-- BEGIN --

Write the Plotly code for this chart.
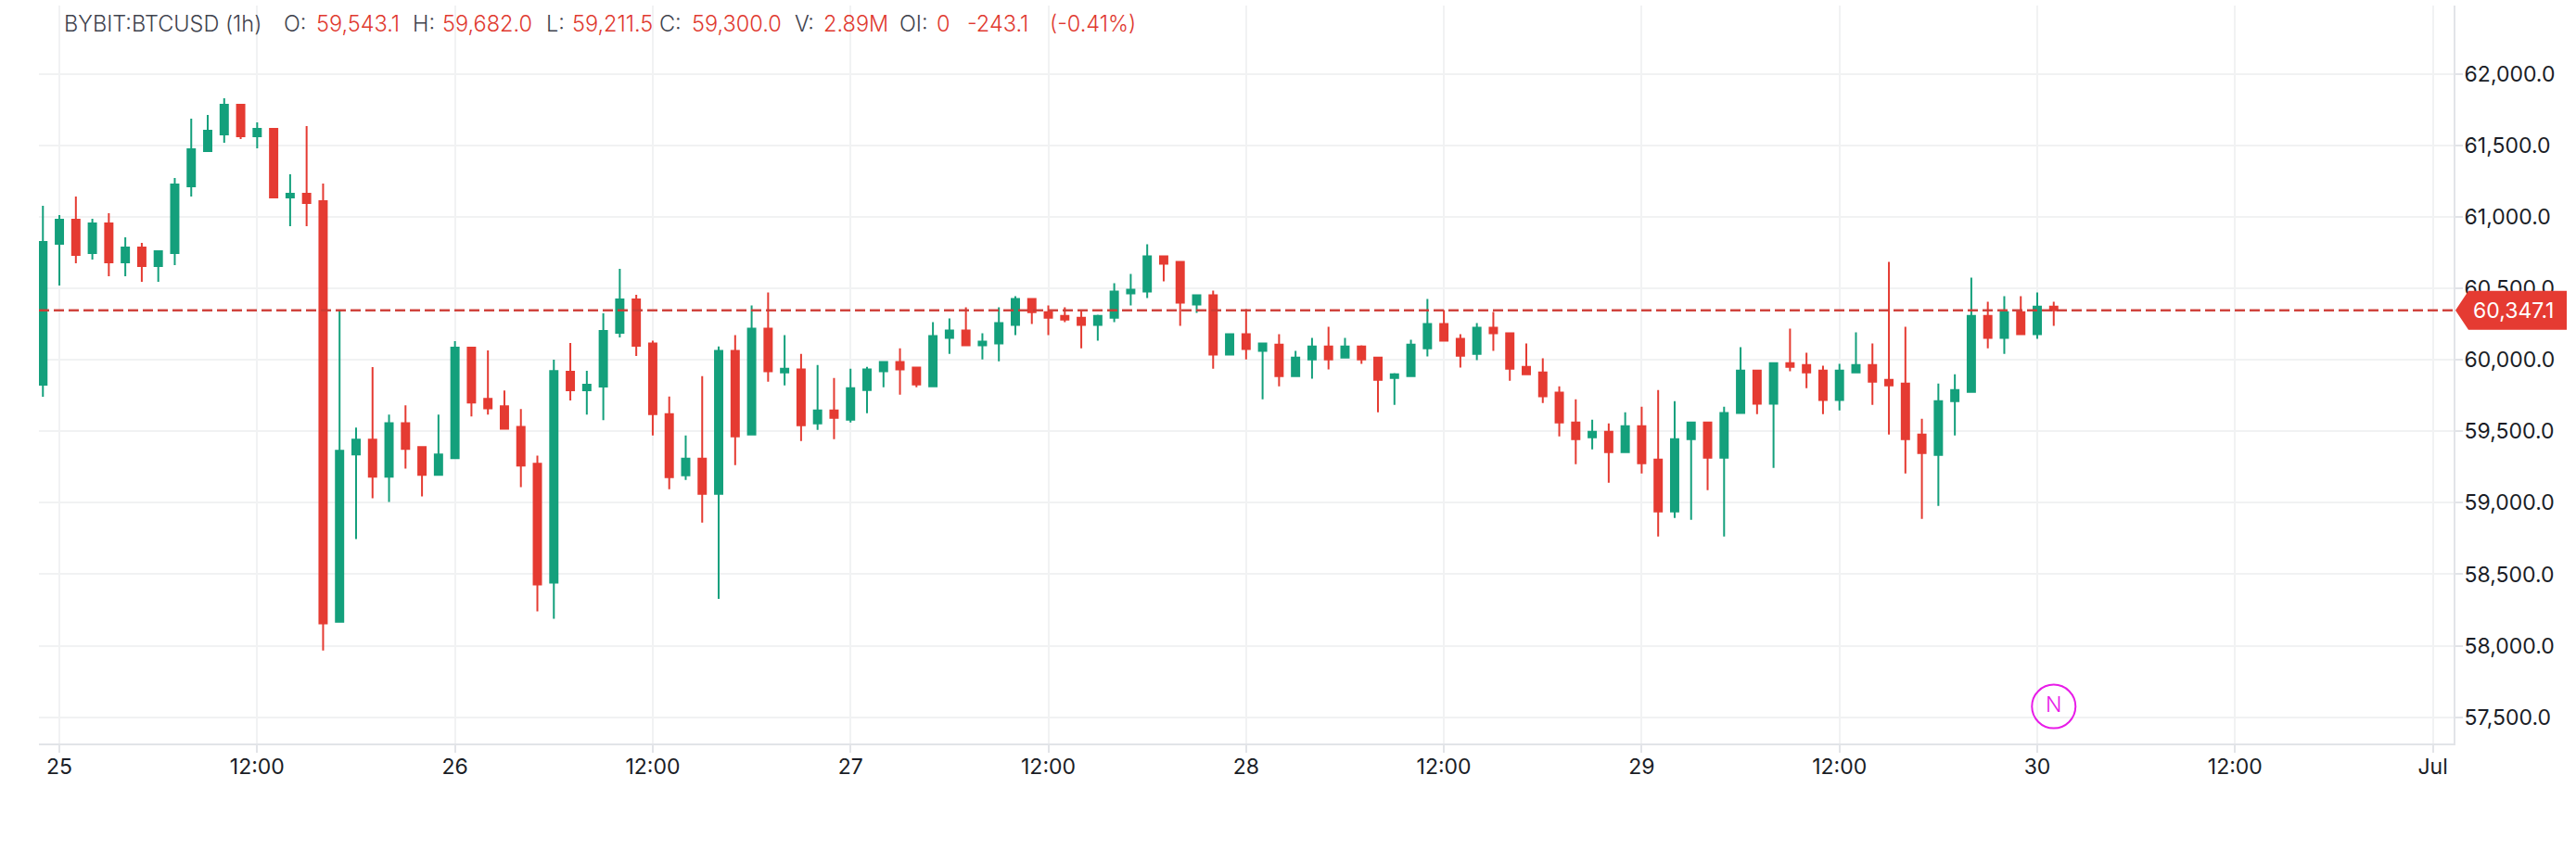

-- END --
-- BEGIN --

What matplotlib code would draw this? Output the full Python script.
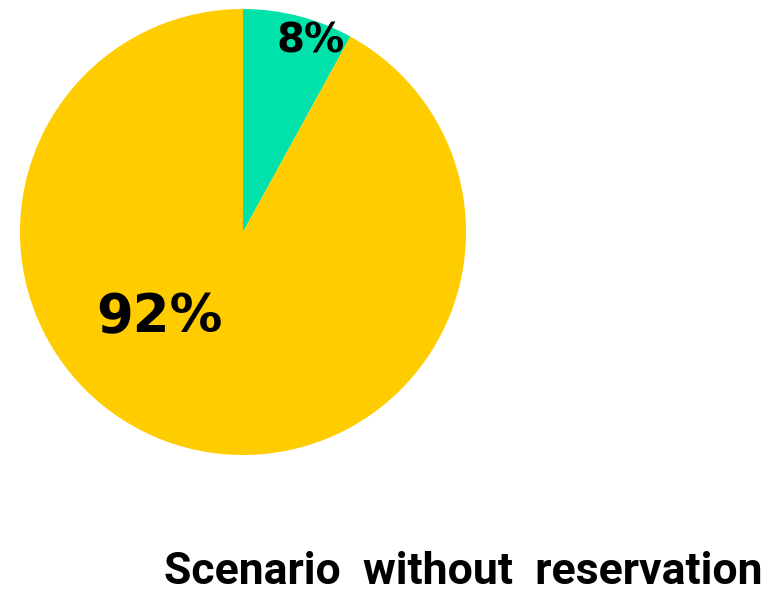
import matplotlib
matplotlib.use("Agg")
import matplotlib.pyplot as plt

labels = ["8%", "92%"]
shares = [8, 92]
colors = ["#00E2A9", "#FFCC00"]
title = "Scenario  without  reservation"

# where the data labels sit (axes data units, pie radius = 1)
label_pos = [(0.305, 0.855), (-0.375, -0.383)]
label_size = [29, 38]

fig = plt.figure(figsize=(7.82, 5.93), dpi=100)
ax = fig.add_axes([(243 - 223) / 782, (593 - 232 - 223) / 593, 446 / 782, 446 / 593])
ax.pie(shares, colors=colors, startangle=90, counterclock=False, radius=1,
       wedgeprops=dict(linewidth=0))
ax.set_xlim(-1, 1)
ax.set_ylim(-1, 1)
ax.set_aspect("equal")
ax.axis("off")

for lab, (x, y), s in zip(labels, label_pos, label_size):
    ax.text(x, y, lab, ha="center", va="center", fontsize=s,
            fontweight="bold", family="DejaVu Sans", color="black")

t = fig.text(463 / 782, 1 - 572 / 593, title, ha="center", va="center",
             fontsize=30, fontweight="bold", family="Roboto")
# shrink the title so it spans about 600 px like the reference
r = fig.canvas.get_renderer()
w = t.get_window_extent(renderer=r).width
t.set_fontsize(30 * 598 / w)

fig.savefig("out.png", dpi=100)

-- END --

Using the material above, copy every line in which the string "this" occurs.

Write the Plotly code for this chart.
What matplotlib code would draw this? Output the full Python script.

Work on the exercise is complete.